Originality: the theoretical frameworks considered in this work have been studied extensively, also for many of the constraints presented here.
This paper considers mono-X signatures arising from non minimal dark sectors. After a review and comparison of mono-X searches from initial state radiation, as it is the case in effective theories for dark matter, the authors describe the theoretical framework in section 3. They consider two cases: the minimal supersymmetric standard model (MSSN) and the next to the minimal supersymmetric standard model (NMSSN). In the same section, they also present the SFITTER framework, which is the setup for the following analysis. The central results are in sections 4 and 5, where the authors combine mono-X searches (with X = Z, W and Higgs) with astrophysical constraints such as relic density and direct and indirect detection. In the former section they study the MSSN, in the latter the NMSSM. Conclusions are given in section 6.
I find this paper clearly written and of good quality. Before recommending its publication, I am asking for two minor revisions. The authors say that direct detection constraints are derived as described in section 3.3. Unless I am missing something, I do not see direct detection discussed in section 3.3. Finally, my last comment is perhaps obvious to the authors, but I think it is important to emphasize this point. It is not fair to treat collider and relic density bounds on an equal footing. As they correctly state in the paper, the lightest stable particle in their framework could be a subdominant contribution to the dark matter and therefore the relic density is just a lower bound on the cross section. More importantly, the relic density calculations performed in this work are based on the assumption of a standard cosmological history. There is no evidence for this, and motivated beyond the standard model frameworks (including moduli in supersymmetric theories) predict deviation from such a simple picture. It is possible to reproduce the observed dark matter relic density for cross sections much larger or much smaller than the WIMP miracle value. While this is a trivial point, I think it is important that the authors state very clearly this caveat.

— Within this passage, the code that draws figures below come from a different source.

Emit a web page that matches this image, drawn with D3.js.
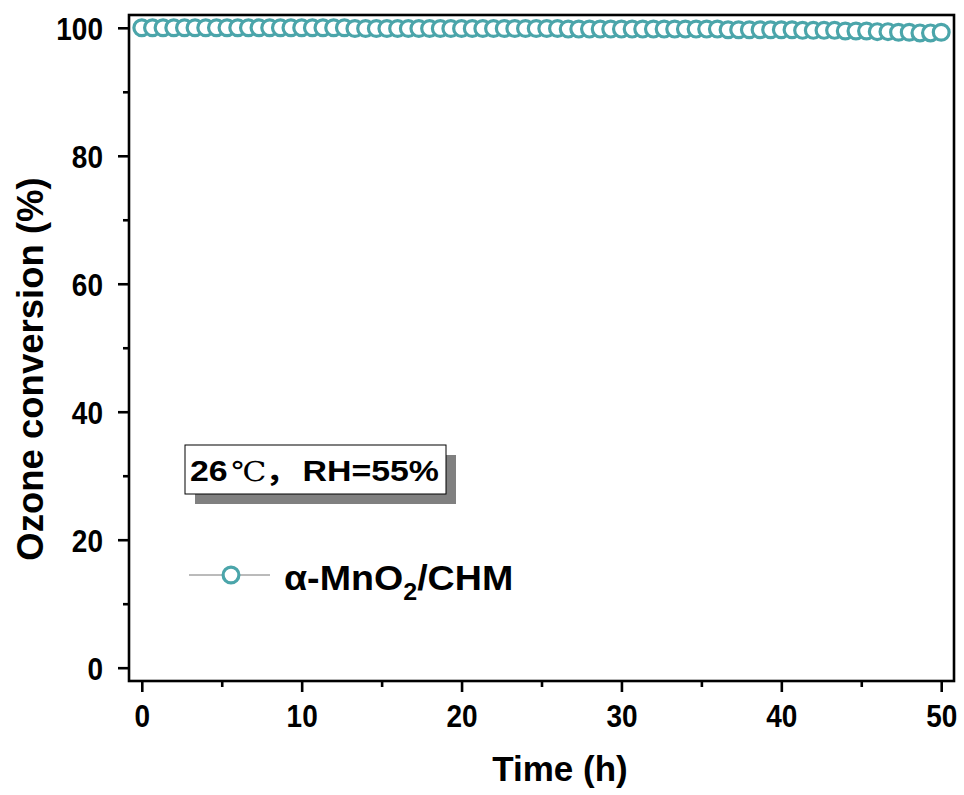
<!DOCTYPE html>
<html><head><meta charset="utf-8">
<script src="https://cdn.jsdelivr.net/npm/d3@7"></script>
<style>body{margin:0;background:#fff}svg{display:block}text{font-family:"Liberation Sans",Arial,sans-serif;font-weight:bold;fill:#000}</style>
</head><body>
<script>
const times = [0,0.67,1.33,2,2.67,3.33,4,4.67,5.33,6,6.67,7.33,8,8.67,9.33,10,10.67,11.33,12,12.67,13.33,14,14.67,15.33,16,16.67,17.33,18,18.67,19.33,20,20.67,21.33,22,22.67,23.33,24,24.67,25.33,26,26.67,27.33,28,28.67,29.33,30,30.67,31.33,32,32.67,33.33,34,34.67,35.33,36,36.67,37.33,38,38.67,39.33,40,40.67,41.33,42,42.67,43.33,44,44.67,45.33,46,46.67,47.33,48,48.67,49.33,50];
const conversion = [100,100,100,100,100,100,100,100,100,100,100,100,100,100,100,100,100,100,100,100,99.9,99.9,99.9,99.9,99.9,99.9,99.9,99.9,99.9,99.9,99.9,99.9,99.9,99.9,99.9,99.9,99.9,99.9,99.9,99.9,99.8,99.8,99.8,99.8,99.8,99.8,99.8,99.8,99.8,99.8,99.8,99.8,99.8,99.8,99.8,99.7,99.7,99.7,99.7,99.7,99.7,99.7,99.6,99.6,99.6,99.6,99.5,99.5,99.5,99.4,99.4,99.3,99.3,99.2,99.2,99.3];
const xTicks = [0,10,20,30,40,50];
const xMinor = [5,15,25,35,45];
const yTicks = [0,20,40,60,80,100];
const yMinor = [10,30,50,70,90];
const seriesName = "α-MnO";
const conditionLabel = "RH=55%";
const color = "#4ba5aa";

const W = 964, H = 795;
const L = 129, R = 954, T = 15, B = 681;
const svg = d3.select("body").append("svg").attr("width", W).attr("height", H);
const x = d3.scaleLinear().domain([-0.8, 50.8]).range([L, R]);
const y = d3.scaleLinear().domain([-2.08, 102]).range([B, T]);

// frame
svg.append("rect").attr("x", L).attr("y", T).attr("width", R - L).attr("height", B - T)
  .attr("fill", "none").attr("stroke", "#000").attr("stroke-width", 2.6);

// axes
const xAxis = svg.append("g").attr("transform", `translate(0,${B})`)
  .call(d3.axisBottom(x).tickValues(xTicks).tickSize(11).tickFormat(d3.format("d")));
const xAxisMinor = svg.append("g").attr("transform", `translate(0,${B})`)
  .call(d3.axisBottom(x).tickValues(xMinor).tickSize(6).tickFormat(""));
const yAxis = svg.append("g").attr("transform", `translate(${L},0)`)
  .call(d3.axisLeft(y).tickValues(yTicks).tickSize(11).tickPadding(15).tickFormat(d3.format("d")));
const yAxisMinor = svg.append("g").attr("transform", `translate(${L},0)`)
  .call(d3.axisLeft(y).tickValues(yMinor).tickSize(6).tickFormat(""));
[xAxis, xAxisMinor, yAxis, yAxisMinor].forEach(g => {
  g.select(".domain").remove();
  g.selectAll(".tick line").attr("stroke", "#000").attr("stroke-width", 2.6);
  g.selectAll(".tick text").style("font-size", "28px").style("font-family", "Liberation Sans, Arial, sans-serif").style("font-weight", "bold").attr("fill", "#000").attr("transform", "scale(1,1.15)");
});
xAxis.selectAll(".tick text").attr("y", 40).attr("dy", 0);
yAxis.selectAll(".tick text").attr("dy", "0.36em");

// series line + markers
const line = d3.line().x((d, i) => x(times[i])).y(d => y(d));
svg.append("path").datum(conversion).attr("d", line).attr("fill", "none").attr("stroke", "#777").attr("stroke-width", 1);
svg.append("g").selectAll("circle").data(conversion).join("circle")
  .attr("cx", (d, i) => x(times[i])).attr("cy", d => y(d)).attr("r", 7.9)
  .attr("fill", "#fff").attr("stroke", color).attr("stroke-width", 3.2);

// axis titles
svg.append("text").attr("x", 560).attr("y", 781).attr("text-anchor", "middle").style("font-size", "35px").text("Time (h)");
svg.append("text").attr("transform", "translate(43,369) rotate(-90)").attr("text-anchor", "middle").style("font-size", "36.5px").text("Ozone conversion (%)");

// condition box with shadow
const bx = 185, by = 445, bw = 261, bh = 49;
svg.append("rect").attr("x", bx + 10).attr("y", by + 10).attr("width", bw).attr("height", bh).attr("fill", "#808080");
svg.append("rect").attr("x", bx).attr("y", by).attr("width", bw).attr("height", bh).attr("fill", "#fff").attr("stroke", "#000").attr("stroke-width", 1);
const cg = svg.append("g").attr("transform", `translate(190,481) scale(1.21,1.05)`);
const ct = cg.append("text").style("font-size", "28px");
ct.append("tspan").attr("x", 0).text("26");
ct.append("tspan").attr("x", 34).style("font-family", "'DejaVu Serif',serif").style("font-weight", "normal").style("font-size", "26px").text("℃");
ct.append("tspan").attr("x", 62).style("font-family", "'Noto Sans CJK SC',sans-serif").style("font-weight", "bold").text("，");
ct.append("tspan").attr("x", 93).text(conditionLabel);

// legend
const ly = 575;
svg.append("line").attr("x1", 189).attr("x2", 270).attr("y1", ly).attr("y2", ly).attr("stroke", "#777").attr("stroke-width", 1);
svg.append("circle").attr("cx", 231).attr("cy", ly).attr("r", 7.9).attr("fill", "#fff").attr("stroke", color).attr("stroke-width", 3.2);
const lg = svg.append("g").attr("transform", `translate(284,${ly + 15}) scale(1.14,1.08)`);
const lt = lg.append("text").style("font-size", "33px");
lt.append("tspan").text(seriesName);
lt.append("tspan").attr("dy", 9).style("font-size", "22px").text("2");
lt.append("tspan").attr("dy", -9).text("/CHM");
</script>
</body></html>
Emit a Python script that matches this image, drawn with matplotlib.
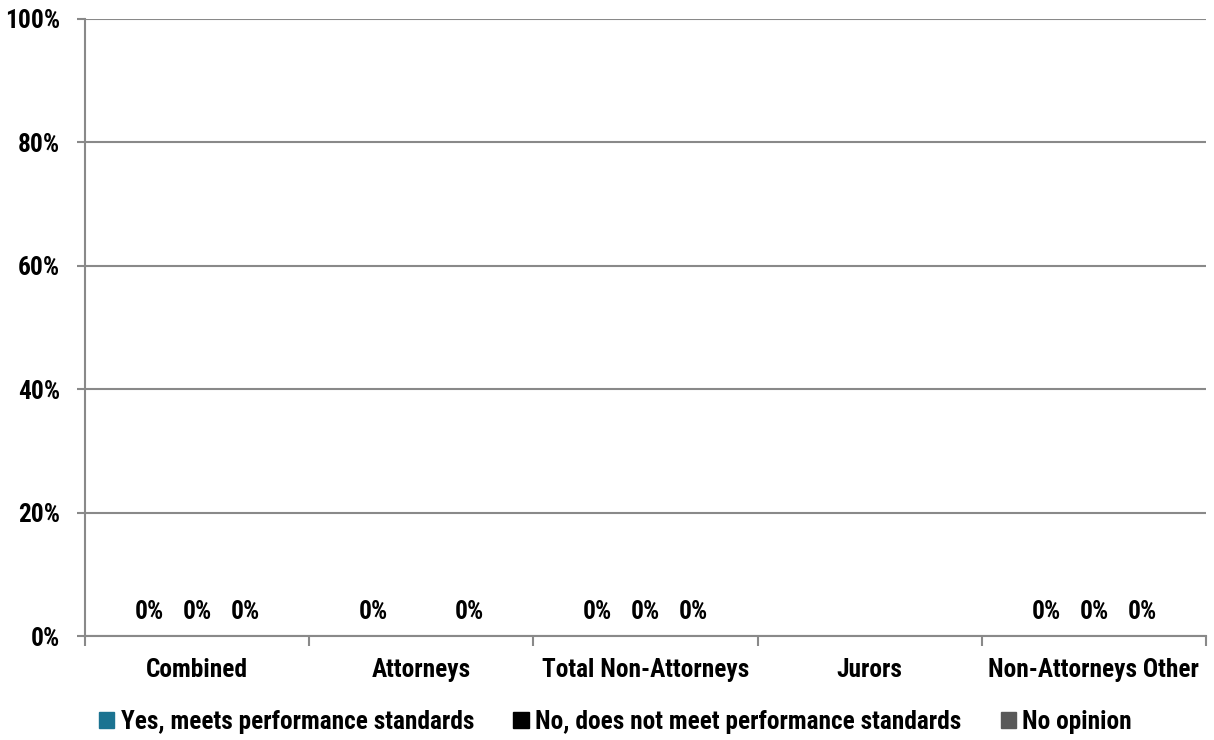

Report 1 by Tim Tait on 2018-7-4 (Invited Report)
- Cite as: Tim Tait, Report on arXiv:1805.11637v2, delivered 2018-07-03, doi: 10.21468/SciPost.Report.525
1. This article does a comprehensive analysis of the mono-X family of signature, and also applies them to MSSM and NMSSM specific models.
2. The collider analysis is rigorous and well handled and the conclusions are well explained with a mixture of analytical reasoning illustrating numerical results.
3. The results are interesting and suggest some new search strategies such as mono-W-pair which look quite powerful.
1. Throughout, the authors are somewhat guilty of the very common sin of overly fetishizing the freeze-out relic abundance. That is a nice picture for where the amount of WIMP dark matter comes from, but modifications to cosmology or additional particle physics could over-turn it.
In general, this is a valuable contribution to the literature.
1. This is optional, but I would like to see versions of the SFITTER plots without the relic density imposed. (And of course, also to keep the current versions with it imposed).